What the Relevant Standards Require
PCI DSS v4.0.1 Requirement 8.4.2 mandates multi-factor authentication for all access into the cardholder data environment. If your application processes payments and pulls dependencies from public repositories, your build pipeline touches that environment. The maintainer account that publishes your dependencies is part of your supply chain—and supply chain security falls under your compliance scope.
NIST 800-53 Rev 5 IA-2(1) requires multi-factor authentication for network access to privileged accounts. A package maintainer account is privileged: it can push code that runs on thousands of systems. This extends to any account that can inject code into your production path.
ISO/IEC 27001:2022 Annex A.9.4.2 addresses secure authentication procedures. Your risk assessment should identify third-party package repositories as a threat vector. If you're relying on packages from maintainers who don't use MFA, document that risk and the compensating controls you've implemented.
OWASP Top 10 2021 A08:2021 – Software and Data Integrity Failures directly addresses this scenario. The guidance calls for verifying that software components come from trusted sources and haven't been tampered with. Without MFA on maintainer accounts, you cannot trust the source.
Lessons and Action Items for Your Team
Mandate 2FA on all package manager accounts immediately. If your team publishes to RubyGems, npm, PyPI, or any other registry, enable two-factor authentication today. Use hardware tokens (YubiKey, Titan) rather than SMS. Document this as a requirement in your secure development lifecycle policy. If you're working toward SOC 2 Type II compliance, your auditor will ask about authentication controls for privileged accounts.
Implement dependency pinning with hash verification. Your Gemfile.lock (or package-lock.json, requirements.txt) should specify exact versions and cryptographic hashes. When rest-client 1.6.11 appeared, teams with pinned dependencies didn't automatically pull it. Configure your package manager to reject installations where the hash doesn't match. In Bundler, this happens automatically with the lock file. In npm, use npm ci instead of npm install in CI/CD.
Deploy automated dependency scanning. Tools like Snyk, Dependabot, or OWASP Dependency-Check should run on every pull request and nightly against your production dependencies. Configure them to fail builds when they detect known vulnerabilities. After the rest-client incident, these tools added signatures for the malicious versions—but only teams running the scans got the alerts.
Establish a maximum dependency age policy. The compromised versions affected the 1.6.x branch. The current stable version was 2.x.x. If you're running dependencies more than two major versions behind, you're outside the security support window for most projects. Set a policy: dependencies must be updated within 90 days of a new major version, 30 days for security patches. Track this in your vulnerability management program.
Require signed commits and releases for your internal packages. If you publish private gems or packages internally, implement GPG signing for all commits and releases. This creates a cryptographic audit trail. When someone's account gets compromised, you can verify which releases were legitimately signed and which weren't. GitHub and GitLab both support commit signature verification.

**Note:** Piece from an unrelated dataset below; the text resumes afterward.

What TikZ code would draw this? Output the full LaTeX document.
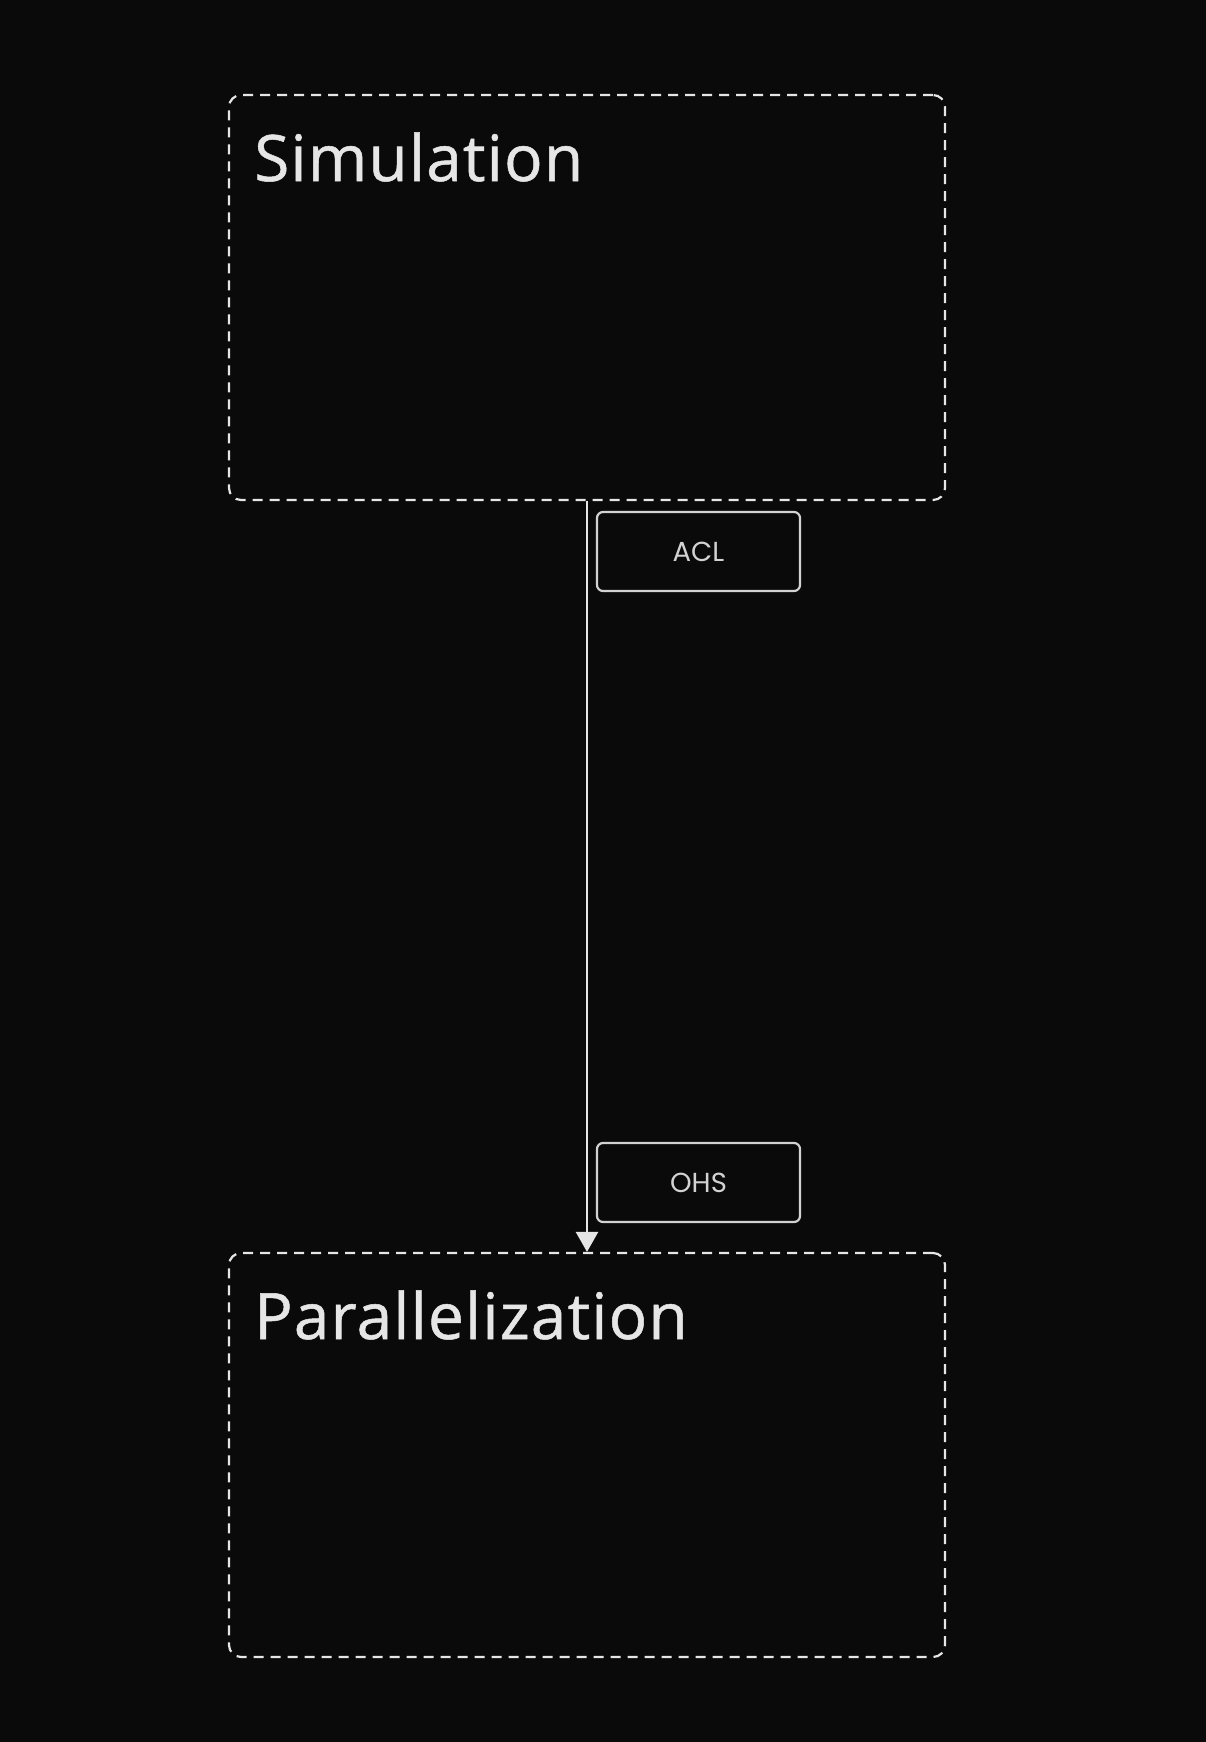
\documentclass[tikz,border=0pt]{standalone}
\usepackage{fontspec}
\setmainfont{Open Sans}[Ligatures=NoCommon, LetterSpace=1.8, FakeBold=0.8]
\newfontfamily\tagfont{Poppins}
\usetikzlibrary{arrows.meta}
\definecolor{bg}{HTML}{0A0A0A}
\definecolor{fg}{HTML}{E6E6E6}
\definecolor{lbl}{HTML}{D2D2D2}
\tikzset{
  zone/.style={draw=fg, line width=2.2pt, dash pattern=on 10pt off 7pt, rounded corners=12pt, inner sep=0pt},
  zonetitle/.style={anchor=base west, inner sep=0pt, text=fg, font=\fontsize{64}{70}\selectfont},
  tagbox/.style={draw=lbl, line width=2.2pt, rounded corners=6pt, minimum width=203pt, minimum height=79pt, inner sep=0pt, text=lbl, font=\tagfont\fontsize{27.5}{30}\selectfont},
  flow/.style={draw=fg, line width=2.6pt, -{Triangle[length=20pt,width=22pt]}}
}
\begin{document}
\begin{tikzpicture}[x=1pt,y=-1pt]
\fill[bg] (0,0) rectangle (1206,1742);
\useasboundingbox (0,0) rectangle (1206,1742);
\node[zone, minimum width=716pt, minimum height=405pt] (sim) at (587,297.5) {};
\node[zonetitle] (simt) at (254,181) {Simulation};
\node[zone, minimum width=716pt, minimum height=404pt] (par) at (587,1455) {};
\node[zonetitle] (part) at (254,1339) {Parallelization};
\node[tagbox] (acl) at (698.5,551.5) {ACL};
\node[tagbox] (ohs) at (698.5,1182.5) {OHS};
\draw[flow] (sim.south) -- (par.north);
\end{tikzpicture}
\end{document}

Build an incident response plan for dependency compromises. When a malicious version appears in your dependency tree, you need a playbook: Who gets notified? How do you identify affected systems? What's the rollback procedure? How do you verify the integrity of your production builds? Document this before the incident happens. Include your legal and communications teams—if you're processing customer data and a backdoored library was running in production, you may have breach notification obligations.
The rest-client incident wasn't sophisticated. No zero-day exploit, no nation-state actor. Just a missing second factor on a maintainer account. That's the lesson: supply chain security fails at the simplest controls. Fix the simple things first.